Bosnian Cyrillic, widely known as Bosančica is an extinct variant of the Cyrillic alphabet that originated in medieval Bosnia. The term was coined at the end of the 19th century by Ćiro Truhelka. It was widely used in modern-day Bosnia and Herzegovina and the bordering areas of modern-day Croatia (southern and middle Dalmatia and Dubrovnik regions). Its name in Bosnian-Croatian-Serbian is Bosančica and Bosanica[3] the latter of which can be translated as Bosnian script.

The Charter of Ban Kulin(Bosnian-Serbian-Croatian: Povelja Kulina bana / Повеља Кулина бана) was a trade agreement between the Banate of Bosnia and the Republic of Ragusa that effectively regulated Ragusan trade rights in Bosnia, written on 29 August 1189. It is one of the oldest written state documents in the region.

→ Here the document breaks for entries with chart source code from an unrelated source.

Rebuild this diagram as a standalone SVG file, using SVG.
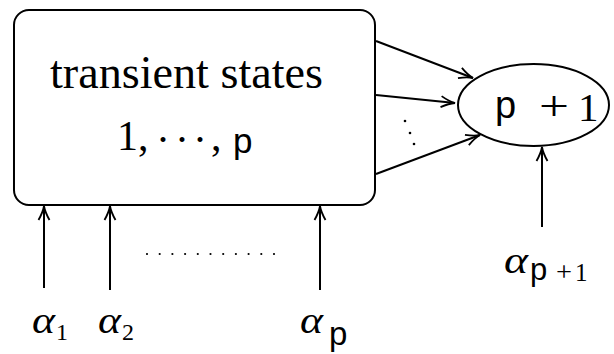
<svg xmlns="http://www.w3.org/2000/svg" width="614" height="354" viewBox="0 0 614 354">
<defs>
<marker id="ah" viewBox="-15 -7 17 14" markerWidth="17" markerHeight="14" refX="0" refY="0" orient="auto" markerUnits="userSpaceOnUse">
<path d="M-14,-5.5 Q-6,-1 0,0 Q-6,1 -14,5.5" fill="none" stroke="#000" stroke-width="1.8"/>
</marker>
<style>
.ln{fill:none;stroke:#000;stroke-width:2}
.arr{fill:none;stroke:#000;stroke-width:2;marker-end:url(#ah)}
.serif{font-family:"Liberation Serif","DejaVu Serif",serif;fill:#000}
.sans{font-family:"Liberation Sans","DejaVu Sans",sans-serif;fill:#000}
.it{font-style:italic}
</style>
</defs>
<rect width="614" height="354" fill="#fff"/>
<g id="transient">
<rect class="ln" x="14" y="10" width="361" height="195" rx="15" ry="15"/>
<text class="serif" x="50" y="88" font-size="46" textLength="273" lengthAdjust="spacingAndGlyphs">transient states</text>
<text class="serif" x="117" y="150" font-size="42">1,<tspan x="156" y="154">·</tspan><tspan x="175" y="154">·</tspan><tspan x="193" y="154">·</tspan><tspan x="211" y="150">,</tspan><tspan class="sans" x="233" y="153" font-size="35">p</tspan></text>
</g>
<g id="absorbing">
<ellipse class="ln" cx="533.5" cy="105" rx="75.5" ry="41"/>
<text class="sans" x="495" y="118" font-size="38">p</text>
<text class="serif" x="539" y="120" font-size="42" textLength="30" lengthAdjust="spacingAndGlyphs">+</text>
<text class="serif" x="578" y="121" font-size="41">1</text>
</g>
<g id="connectors">
<line class="arr" x1="376" y1="41" x2="473" y2="78"/>
<line class="arr" x1="376" y1="95" x2="455" y2="103"/>
<line class="arr" x1="376" y1="174" x2="480" y2="135"/>
<g fill="#000"><circle cx="405" cy="121" r="1.3"/><circle cx="410" cy="133" r="1.3"/><circle cx="414" cy="144" r="1.3"/></g>
<line class="arr" x1="44" y1="288" x2="44" y2="206"/>
<line class="arr" x1="110" y1="290" x2="110" y2="206"/>
<line class="arr" x1="320" y1="290" x2="320" y2="206"/>
<line class="arr" x1="542" y1="227" x2="542" y2="147"/>
<line x1="147" y1="254" x2="275" y2="254" stroke="#000" stroke-width="2.2" stroke-linecap="round" stroke-dasharray="0 12.7"/>
</g>
<g id="labels">
<text class="serif it" x="32" y="333" font-size="38" textLength="23" lengthAdjust="spacingAndGlyphs">α</text>
<text class="serif" x="56" y="340" font-size="24">1</text>
<text class="serif it" x="98" y="333" font-size="38" textLength="23" lengthAdjust="spacingAndGlyphs">α</text>
<text class="serif" x="122" y="340" font-size="24">2</text>
<text class="serif it" x="300" y="333" font-size="38" textLength="23" lengthAdjust="spacingAndGlyphs">α</text>
<text class="sans" x="329" y="345" font-size="33">p</text>
<text class="serif it" x="504" y="273" font-size="38" textLength="24" lengthAdjust="spacingAndGlyphs">α</text>
<text class="sans" x="530" y="280" font-size="31">p</text>
<text class="serif" x="556" y="281" font-size="28" textLength="16" lengthAdjust="spacingAndGlyphs">+</text>
<text class="serif" x="575" y="281" font-size="25">1</text>
</g>
</svg>
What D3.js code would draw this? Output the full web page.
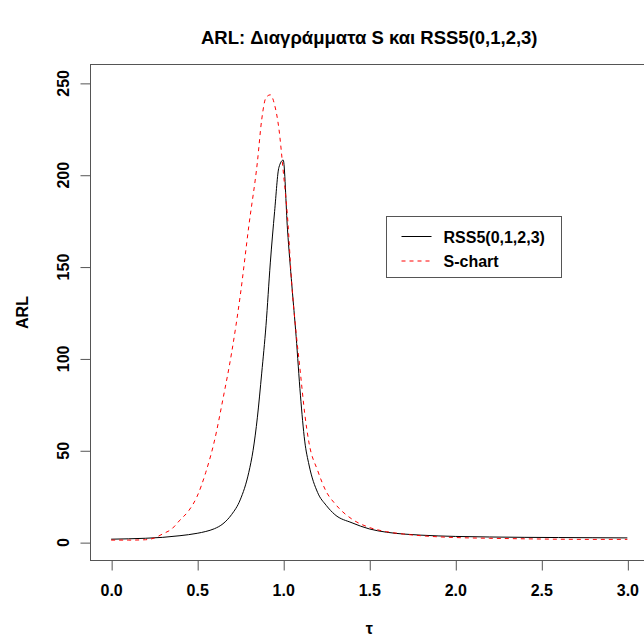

According to the charter, Bosnian Ban Kulin promises to knez Krvaš and all the people of Dubrovnik full freedom of movement and trading across his country. The charter is written in two languages: Latin and an old form of Shtokavian dialect, with the Shtokavian part being a loose translation of the Latin original. The scribe was named as Radoje, and the script is Bosnian Cyrillic (Bosančica).

Bosančica based on the Charter of Ban Kulin

This font is an attempt to represent something as old Bosnian alphabets by assigning each character its roughly equivalent phonetic counterpart in Modern Bosnian, plus three extra characters which are the equivalent of old Bosnian Language Ю, Щ and Ѡ. For the most part, these approximations are perfectly adequate.

The upper- and lower-case character sets are identical (the old Bosančica apparently didn’t differentiate between the two).